Exercise aim: Reproduce, please, the span of lines beginning at the line with "Output the Python" and ending at the line with "plt.rcParams['font.family'] = ['Liberation", inclusive, minus any pictures.

::: Listed records

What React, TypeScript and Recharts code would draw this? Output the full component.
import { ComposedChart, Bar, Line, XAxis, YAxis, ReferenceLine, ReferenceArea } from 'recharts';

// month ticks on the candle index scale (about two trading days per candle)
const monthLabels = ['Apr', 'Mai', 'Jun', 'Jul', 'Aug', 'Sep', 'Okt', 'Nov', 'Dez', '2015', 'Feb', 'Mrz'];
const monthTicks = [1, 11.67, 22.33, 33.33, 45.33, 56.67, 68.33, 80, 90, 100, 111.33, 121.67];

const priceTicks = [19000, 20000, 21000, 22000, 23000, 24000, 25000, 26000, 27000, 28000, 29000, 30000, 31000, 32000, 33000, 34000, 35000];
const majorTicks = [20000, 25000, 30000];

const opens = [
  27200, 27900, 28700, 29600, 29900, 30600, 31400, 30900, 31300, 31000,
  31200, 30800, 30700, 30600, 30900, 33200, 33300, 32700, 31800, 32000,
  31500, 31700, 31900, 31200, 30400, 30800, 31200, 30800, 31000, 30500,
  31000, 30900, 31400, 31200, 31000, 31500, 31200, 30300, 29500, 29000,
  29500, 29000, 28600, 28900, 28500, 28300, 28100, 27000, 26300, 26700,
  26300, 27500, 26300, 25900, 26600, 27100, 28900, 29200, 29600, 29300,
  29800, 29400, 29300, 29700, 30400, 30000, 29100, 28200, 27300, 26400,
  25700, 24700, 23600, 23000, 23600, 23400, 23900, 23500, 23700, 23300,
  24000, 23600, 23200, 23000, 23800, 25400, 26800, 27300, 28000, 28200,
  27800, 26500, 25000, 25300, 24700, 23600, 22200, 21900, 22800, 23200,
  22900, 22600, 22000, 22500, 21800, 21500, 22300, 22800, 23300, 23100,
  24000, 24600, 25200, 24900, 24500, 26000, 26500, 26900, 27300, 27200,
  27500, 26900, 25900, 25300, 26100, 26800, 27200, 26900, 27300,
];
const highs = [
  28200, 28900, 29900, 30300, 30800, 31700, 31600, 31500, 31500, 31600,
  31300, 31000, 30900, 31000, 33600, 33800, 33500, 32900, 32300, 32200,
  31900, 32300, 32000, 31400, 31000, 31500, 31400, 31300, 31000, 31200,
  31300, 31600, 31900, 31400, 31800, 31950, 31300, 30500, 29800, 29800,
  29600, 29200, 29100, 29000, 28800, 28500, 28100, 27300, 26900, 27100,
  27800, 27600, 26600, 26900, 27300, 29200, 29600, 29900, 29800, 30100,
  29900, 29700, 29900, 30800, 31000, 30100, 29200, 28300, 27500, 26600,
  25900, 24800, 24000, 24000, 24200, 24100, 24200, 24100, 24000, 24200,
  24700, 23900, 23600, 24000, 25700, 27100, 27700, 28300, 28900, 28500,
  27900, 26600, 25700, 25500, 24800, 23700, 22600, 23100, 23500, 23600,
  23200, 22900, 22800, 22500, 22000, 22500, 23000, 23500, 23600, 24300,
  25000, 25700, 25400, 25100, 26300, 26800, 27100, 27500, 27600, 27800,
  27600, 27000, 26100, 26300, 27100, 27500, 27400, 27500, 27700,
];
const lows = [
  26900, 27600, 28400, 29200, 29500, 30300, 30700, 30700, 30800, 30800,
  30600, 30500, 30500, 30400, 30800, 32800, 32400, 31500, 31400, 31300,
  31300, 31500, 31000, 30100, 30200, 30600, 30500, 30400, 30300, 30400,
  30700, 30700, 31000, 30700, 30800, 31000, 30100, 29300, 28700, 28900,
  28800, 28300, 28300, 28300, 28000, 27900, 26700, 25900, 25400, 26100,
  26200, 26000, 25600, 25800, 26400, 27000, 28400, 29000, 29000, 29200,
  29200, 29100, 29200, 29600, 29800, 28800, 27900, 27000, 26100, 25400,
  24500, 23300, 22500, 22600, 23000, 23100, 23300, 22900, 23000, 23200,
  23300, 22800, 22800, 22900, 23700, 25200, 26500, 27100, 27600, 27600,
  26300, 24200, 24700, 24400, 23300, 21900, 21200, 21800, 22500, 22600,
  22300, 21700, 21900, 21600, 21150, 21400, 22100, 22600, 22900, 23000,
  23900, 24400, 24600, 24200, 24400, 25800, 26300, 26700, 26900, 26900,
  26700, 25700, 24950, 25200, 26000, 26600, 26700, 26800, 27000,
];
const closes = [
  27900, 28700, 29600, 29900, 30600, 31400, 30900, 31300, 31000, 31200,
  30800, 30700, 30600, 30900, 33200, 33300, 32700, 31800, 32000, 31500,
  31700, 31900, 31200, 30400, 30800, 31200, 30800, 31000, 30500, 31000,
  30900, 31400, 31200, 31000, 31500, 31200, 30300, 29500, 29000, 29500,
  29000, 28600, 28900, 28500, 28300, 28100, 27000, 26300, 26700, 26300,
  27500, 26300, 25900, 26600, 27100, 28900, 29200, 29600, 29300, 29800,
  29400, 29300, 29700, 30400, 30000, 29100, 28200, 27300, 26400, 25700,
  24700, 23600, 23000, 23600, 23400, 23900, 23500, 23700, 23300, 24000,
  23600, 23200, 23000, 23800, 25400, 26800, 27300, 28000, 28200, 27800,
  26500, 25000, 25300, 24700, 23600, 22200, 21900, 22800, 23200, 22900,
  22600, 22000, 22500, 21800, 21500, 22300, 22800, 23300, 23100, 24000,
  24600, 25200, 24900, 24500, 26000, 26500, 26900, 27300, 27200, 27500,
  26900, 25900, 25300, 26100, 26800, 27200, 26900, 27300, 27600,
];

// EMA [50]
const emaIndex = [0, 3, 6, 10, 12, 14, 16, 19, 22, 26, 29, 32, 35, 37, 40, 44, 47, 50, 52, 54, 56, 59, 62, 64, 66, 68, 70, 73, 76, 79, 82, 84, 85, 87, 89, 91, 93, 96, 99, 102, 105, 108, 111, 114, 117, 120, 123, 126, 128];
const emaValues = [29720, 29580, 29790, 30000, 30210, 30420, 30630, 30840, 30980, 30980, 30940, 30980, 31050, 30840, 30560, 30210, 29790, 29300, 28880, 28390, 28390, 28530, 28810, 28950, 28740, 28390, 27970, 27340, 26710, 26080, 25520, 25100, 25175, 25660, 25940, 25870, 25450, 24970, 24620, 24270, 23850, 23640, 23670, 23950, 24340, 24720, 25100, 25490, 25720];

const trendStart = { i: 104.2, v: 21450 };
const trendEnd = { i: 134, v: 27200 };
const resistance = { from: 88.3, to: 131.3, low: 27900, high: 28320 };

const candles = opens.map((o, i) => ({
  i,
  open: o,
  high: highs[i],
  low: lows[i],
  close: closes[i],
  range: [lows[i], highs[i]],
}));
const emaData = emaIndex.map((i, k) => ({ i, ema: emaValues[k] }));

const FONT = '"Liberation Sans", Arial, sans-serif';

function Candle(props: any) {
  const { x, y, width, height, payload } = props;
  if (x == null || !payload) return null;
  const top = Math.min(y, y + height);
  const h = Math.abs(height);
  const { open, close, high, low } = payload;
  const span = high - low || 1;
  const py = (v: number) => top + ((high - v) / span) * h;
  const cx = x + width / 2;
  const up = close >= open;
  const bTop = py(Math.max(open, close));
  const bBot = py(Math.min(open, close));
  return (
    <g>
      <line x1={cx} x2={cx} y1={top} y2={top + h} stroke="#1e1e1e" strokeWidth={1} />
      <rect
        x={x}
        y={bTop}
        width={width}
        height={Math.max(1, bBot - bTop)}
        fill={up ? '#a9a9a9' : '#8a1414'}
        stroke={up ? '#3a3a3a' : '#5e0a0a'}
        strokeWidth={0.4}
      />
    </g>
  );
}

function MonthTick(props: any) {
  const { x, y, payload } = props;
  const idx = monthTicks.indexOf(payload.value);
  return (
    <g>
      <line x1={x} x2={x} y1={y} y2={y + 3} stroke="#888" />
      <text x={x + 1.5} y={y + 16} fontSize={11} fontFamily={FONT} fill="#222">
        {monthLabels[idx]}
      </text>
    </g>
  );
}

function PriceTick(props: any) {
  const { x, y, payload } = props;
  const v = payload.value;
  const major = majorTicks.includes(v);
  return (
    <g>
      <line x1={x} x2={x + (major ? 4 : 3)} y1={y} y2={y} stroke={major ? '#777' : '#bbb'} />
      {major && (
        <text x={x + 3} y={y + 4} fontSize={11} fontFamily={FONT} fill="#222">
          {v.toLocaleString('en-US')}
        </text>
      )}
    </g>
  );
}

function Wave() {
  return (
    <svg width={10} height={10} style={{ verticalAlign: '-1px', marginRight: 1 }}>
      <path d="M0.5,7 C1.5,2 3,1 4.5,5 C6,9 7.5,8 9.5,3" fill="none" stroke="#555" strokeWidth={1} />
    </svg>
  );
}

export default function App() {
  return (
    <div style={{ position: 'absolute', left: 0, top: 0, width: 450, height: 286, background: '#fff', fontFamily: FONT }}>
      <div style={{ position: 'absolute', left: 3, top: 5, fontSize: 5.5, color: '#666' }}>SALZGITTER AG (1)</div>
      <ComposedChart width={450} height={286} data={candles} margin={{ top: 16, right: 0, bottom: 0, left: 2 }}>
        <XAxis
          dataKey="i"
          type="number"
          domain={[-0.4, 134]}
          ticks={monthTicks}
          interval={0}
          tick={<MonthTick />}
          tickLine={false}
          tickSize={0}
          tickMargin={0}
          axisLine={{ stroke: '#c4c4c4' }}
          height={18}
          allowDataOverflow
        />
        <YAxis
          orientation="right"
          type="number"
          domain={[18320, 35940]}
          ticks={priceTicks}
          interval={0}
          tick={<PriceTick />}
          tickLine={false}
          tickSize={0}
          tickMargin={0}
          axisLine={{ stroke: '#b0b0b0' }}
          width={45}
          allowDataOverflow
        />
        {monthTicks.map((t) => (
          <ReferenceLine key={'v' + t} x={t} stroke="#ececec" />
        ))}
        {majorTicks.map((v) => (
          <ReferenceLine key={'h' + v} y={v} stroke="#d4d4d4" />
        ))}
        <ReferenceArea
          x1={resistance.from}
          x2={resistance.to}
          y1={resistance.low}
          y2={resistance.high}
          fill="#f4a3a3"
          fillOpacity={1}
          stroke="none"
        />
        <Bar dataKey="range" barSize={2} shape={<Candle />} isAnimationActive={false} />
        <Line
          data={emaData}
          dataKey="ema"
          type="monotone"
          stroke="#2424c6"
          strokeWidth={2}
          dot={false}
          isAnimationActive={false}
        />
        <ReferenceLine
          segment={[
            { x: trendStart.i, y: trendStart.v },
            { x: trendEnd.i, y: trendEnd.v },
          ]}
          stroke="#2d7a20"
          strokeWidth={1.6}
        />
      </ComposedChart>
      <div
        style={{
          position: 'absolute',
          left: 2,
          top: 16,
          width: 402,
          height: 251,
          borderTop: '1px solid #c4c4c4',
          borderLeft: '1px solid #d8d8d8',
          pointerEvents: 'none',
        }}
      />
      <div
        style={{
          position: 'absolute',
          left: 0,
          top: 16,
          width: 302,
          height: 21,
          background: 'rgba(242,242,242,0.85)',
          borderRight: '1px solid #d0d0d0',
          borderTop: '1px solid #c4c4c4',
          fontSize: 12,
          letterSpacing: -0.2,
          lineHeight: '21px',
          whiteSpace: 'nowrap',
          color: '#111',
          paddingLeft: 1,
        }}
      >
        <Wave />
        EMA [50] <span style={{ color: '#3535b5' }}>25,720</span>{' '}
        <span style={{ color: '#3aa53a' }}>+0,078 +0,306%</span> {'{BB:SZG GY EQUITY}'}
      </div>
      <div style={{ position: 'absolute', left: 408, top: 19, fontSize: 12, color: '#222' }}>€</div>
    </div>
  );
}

::::::
::: Listed records

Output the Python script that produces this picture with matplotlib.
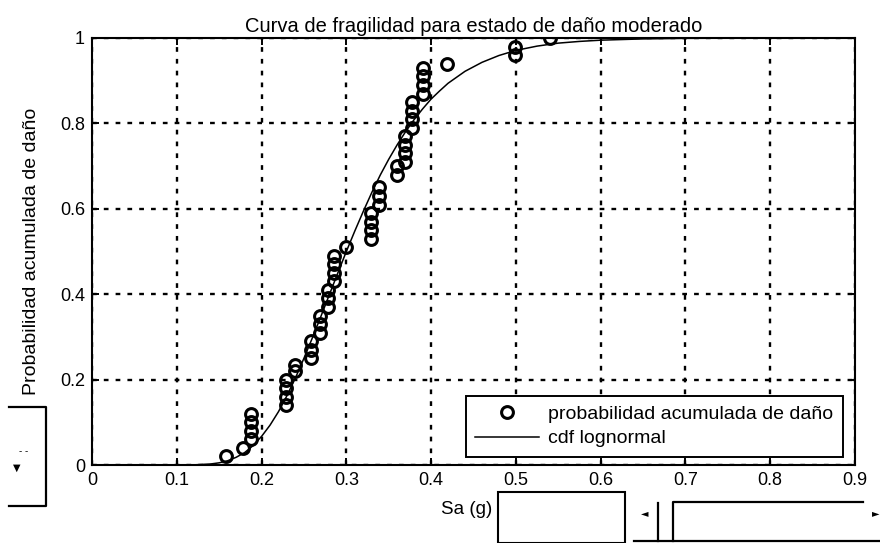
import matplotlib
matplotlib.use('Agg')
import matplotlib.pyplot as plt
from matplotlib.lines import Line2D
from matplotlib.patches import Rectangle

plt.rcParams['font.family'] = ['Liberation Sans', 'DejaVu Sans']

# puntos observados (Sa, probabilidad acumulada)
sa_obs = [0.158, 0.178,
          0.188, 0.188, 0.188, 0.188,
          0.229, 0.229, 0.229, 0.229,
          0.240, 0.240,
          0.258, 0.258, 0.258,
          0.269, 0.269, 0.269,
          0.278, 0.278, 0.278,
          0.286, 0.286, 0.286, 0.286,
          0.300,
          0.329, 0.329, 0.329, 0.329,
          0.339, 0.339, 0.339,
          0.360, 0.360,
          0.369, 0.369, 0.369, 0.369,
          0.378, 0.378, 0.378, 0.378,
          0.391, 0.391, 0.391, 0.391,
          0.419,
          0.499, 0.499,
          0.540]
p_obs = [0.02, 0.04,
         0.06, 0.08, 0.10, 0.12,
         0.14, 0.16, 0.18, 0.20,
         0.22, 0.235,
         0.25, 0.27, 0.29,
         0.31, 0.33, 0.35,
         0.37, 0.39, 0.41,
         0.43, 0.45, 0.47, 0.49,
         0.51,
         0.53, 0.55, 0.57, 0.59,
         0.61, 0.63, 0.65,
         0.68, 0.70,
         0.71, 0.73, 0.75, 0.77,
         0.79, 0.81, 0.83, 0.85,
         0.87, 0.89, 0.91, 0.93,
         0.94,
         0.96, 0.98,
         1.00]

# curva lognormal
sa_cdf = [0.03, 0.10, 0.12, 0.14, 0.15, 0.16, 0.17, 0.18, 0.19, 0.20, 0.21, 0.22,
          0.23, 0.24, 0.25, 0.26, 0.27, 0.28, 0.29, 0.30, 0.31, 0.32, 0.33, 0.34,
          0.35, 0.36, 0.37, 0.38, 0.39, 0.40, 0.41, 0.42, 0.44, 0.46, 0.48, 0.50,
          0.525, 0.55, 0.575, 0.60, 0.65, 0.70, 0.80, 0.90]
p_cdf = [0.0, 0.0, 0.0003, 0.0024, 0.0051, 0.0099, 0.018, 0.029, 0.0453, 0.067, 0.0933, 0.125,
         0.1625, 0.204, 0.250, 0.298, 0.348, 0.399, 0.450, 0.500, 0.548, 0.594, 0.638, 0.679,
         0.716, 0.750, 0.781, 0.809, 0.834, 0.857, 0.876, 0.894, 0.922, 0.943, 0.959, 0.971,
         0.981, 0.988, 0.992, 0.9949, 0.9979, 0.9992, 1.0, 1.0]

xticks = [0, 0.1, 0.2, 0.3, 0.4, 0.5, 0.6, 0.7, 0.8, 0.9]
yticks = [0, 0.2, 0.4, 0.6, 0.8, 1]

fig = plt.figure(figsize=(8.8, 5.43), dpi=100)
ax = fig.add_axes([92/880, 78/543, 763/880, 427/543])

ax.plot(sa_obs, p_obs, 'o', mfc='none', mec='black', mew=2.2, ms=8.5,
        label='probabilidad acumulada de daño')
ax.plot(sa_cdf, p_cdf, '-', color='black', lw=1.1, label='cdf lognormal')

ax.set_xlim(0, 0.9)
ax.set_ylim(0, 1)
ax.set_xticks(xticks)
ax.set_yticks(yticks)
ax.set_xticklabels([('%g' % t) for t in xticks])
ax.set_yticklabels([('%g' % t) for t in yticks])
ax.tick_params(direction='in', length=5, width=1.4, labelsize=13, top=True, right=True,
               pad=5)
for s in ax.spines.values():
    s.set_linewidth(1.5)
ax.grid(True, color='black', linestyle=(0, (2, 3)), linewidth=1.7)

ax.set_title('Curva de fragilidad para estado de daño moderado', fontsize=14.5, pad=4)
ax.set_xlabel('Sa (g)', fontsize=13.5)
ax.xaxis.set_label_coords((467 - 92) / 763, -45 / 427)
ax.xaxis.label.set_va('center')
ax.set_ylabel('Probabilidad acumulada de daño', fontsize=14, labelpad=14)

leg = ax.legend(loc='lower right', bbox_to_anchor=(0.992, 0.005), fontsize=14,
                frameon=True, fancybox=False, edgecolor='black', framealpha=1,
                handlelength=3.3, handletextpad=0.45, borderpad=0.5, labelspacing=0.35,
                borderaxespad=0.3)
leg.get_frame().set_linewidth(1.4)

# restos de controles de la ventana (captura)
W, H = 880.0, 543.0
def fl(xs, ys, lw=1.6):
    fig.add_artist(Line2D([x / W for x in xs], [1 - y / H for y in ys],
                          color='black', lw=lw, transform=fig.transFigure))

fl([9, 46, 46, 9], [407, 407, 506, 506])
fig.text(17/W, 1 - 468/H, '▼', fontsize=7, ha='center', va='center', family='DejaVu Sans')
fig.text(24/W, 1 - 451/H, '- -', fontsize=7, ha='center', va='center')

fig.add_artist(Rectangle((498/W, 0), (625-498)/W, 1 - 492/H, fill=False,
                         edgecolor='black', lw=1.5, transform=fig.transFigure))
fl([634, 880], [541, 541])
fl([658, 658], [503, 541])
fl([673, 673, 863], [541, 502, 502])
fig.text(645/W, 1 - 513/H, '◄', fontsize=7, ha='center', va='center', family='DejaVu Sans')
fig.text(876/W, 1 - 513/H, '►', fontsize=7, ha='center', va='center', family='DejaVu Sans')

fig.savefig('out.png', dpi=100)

::::::

Result for this task:
Output the Python script that produces this picture with matplotlib.
import matplotlib
matplotlib.use('Agg')
import matplotlib.pyplot as plt
from matplotlib.lines import Line2D
from matplotlib.patches import Rectangle

plt.rcParams['font.family'] = ['Liberation Sans', 'DejaVu Sans']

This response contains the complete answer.